Zeitouni et l'orchestre sont revenus à Wagner en fin de concert avec, comme rappel, la fameuse Chevauchée des Valkyries.

Alain Lefèvre devait ouvrir la longue soirée avec le premier Concerto de Chopin. Un quatuor de cornistes le précéda, dans le premier mouvement du rare Konzertstück de Schumann, cette sonnerie de cuivres remplaçant celle de Jacques Hétu qui annonce habituellement les concerts de l'Amphithéâtre. Pour l'ensemble, une bonne lecture. (À l'origine, le Schumann devait être donné dans sa version complète en trois mouvements.)

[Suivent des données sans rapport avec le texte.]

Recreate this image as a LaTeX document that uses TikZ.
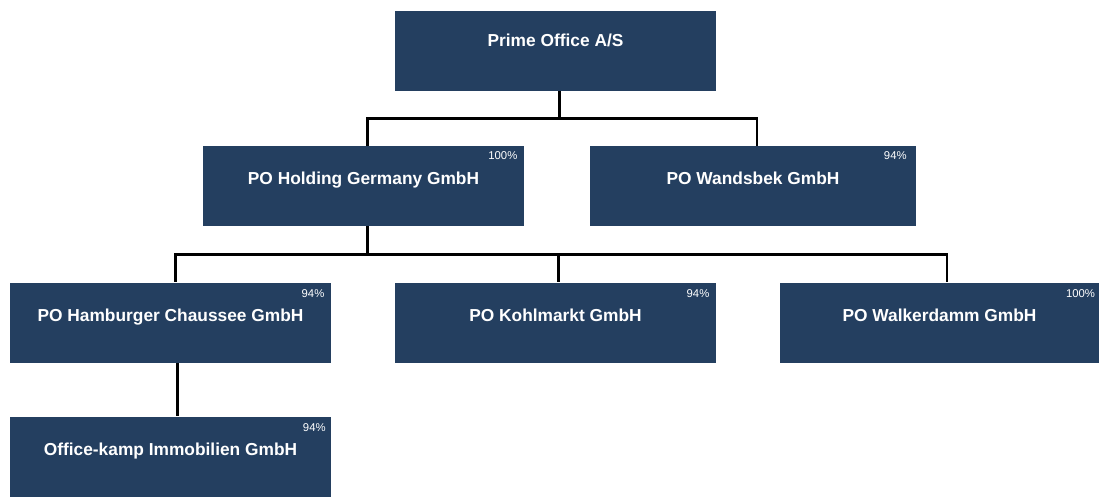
\documentclass[tikz,border=0pt]{standalone}
\usepackage{fontspec}
\setmainfont{Liberation Sans}
\usetikzlibrary{positioning}
\definecolor{boxblue}{RGB}{36,63,96}
\tikzset{
unit/.style={rectangle, fill=boxblue, text=white, font=\bfseries\fontsize{13}{15}\selectfont,
  minimum width=321*0.75pt, minimum height=80*0.75pt, inner sep=0pt,
  text height=9.5pt, text depth=11.5pt}, % company box, name set a bit above centre
pct/.style={text=white, font=\fontsize{8.5}{10}\selectfont, inner sep=0pt, anchor=north east}, % share
link/.style={line width=2pt, black}, % ownership line
}

\begin{document}
\begin{tikzpicture}[x=0.75pt, y=-0.75pt]
    \useasboundingbox (0,0) rectangle (1099,496);

    \node[unit, text depth=15pt] (prime) at (555.5,50.5) {Prime Office A/S};
    \node[unit] (holding) at (363.5,186) {PO Holding Germany GmbH};
    \node[unit, minimum width=326*0.75pt] (wandsbek) at (753,186) {PO Wandsbek GmbH};
    \node[unit] (hamburger) at (170.5,322.5) {PO Hamburger Chaussee GmbH};
    \node[unit] (kohlmarkt) at (555.5,322.5) {PO Kohlmarkt GmbH};
    \node[unit, minimum width=319*0.75pt] (walker) at (939.5,322.5) {PO Walkerdamm GmbH};
    \node[unit] (officekamp) at (170.5,456.5) {Office-kamp Immobilien GmbH};

    % shares
    \node[pct] (pholding) at ([xshift=-5pt, yshift=-4pt]holding.north east) {100\%};
    \node[pct] (pwandsbek) at ([xshift=-7pt, yshift=-4pt]wandsbek.north east) {94\%};
    \node[pct] (phamburger) at ([xshift=-5pt, yshift=-5pt]hamburger.north east) {94\%};
    \node[pct] (pkohlmarkt) at ([xshift=-5pt, yshift=-5pt]kohlmarkt.north east) {94\%};
    \node[pct] (pwalker) at ([xshift=-3pt, yshift=-5pt]walker.north east) {100\%};
    \node[pct] (pofficekamp) at ([xshift=-4pt, yshift=-5pt]officekamp.north east) {94\%};

    % ownership lines
    \draw[link] ([xshift=3pt]prime.south) -- ++(0,27.5) coordinate (bus1);
    \draw[link] (bus1) -| ([xshift=3pt]holding.north);
    \draw[link] (bus1) -| ([xshift=3pt]wandsbek.north);
    \draw[link] ([xshift=3pt]holding.south) -- ++(0,28) coordinate (bus2);
    \draw[link] (bus2) -| ([xshift=3.5pt]hamburger.north);
    \draw[link] (bus2) -| ([xshift=2pt]kohlmarkt.north);
    \draw[link] (bus2) -| ([xshift=5.5pt]walker.north);
    \draw[link] ([xshift=5pt]hamburger.south) -- ([xshift=5pt]officekamp.north);
\end{tikzpicture}
\end{document}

L'«ambassadeur» Lefèvre suivit avec son Chopin tour à tour musical et gavroche, marqué de quelques fausses notes attribuables à l'humidité et assorti d'un intéressant relief de la main gauche et d'un mouvement lent très étiré et pourtant convaincant. La foule a éclaté en applaudissements trois mesures avant la fin du concerto.

Le (la) septième soliste, une très jeune, très mince et très blonde violoniste russe du nom de Alina Ibragimova, montra dans le Mendelssohn une bonne technique et un certain sens de l'expression. Hélas! Il y a là un grave problème: la petite éprouve de la difficulté à jouer juste du commencement à la fin d'une phrase...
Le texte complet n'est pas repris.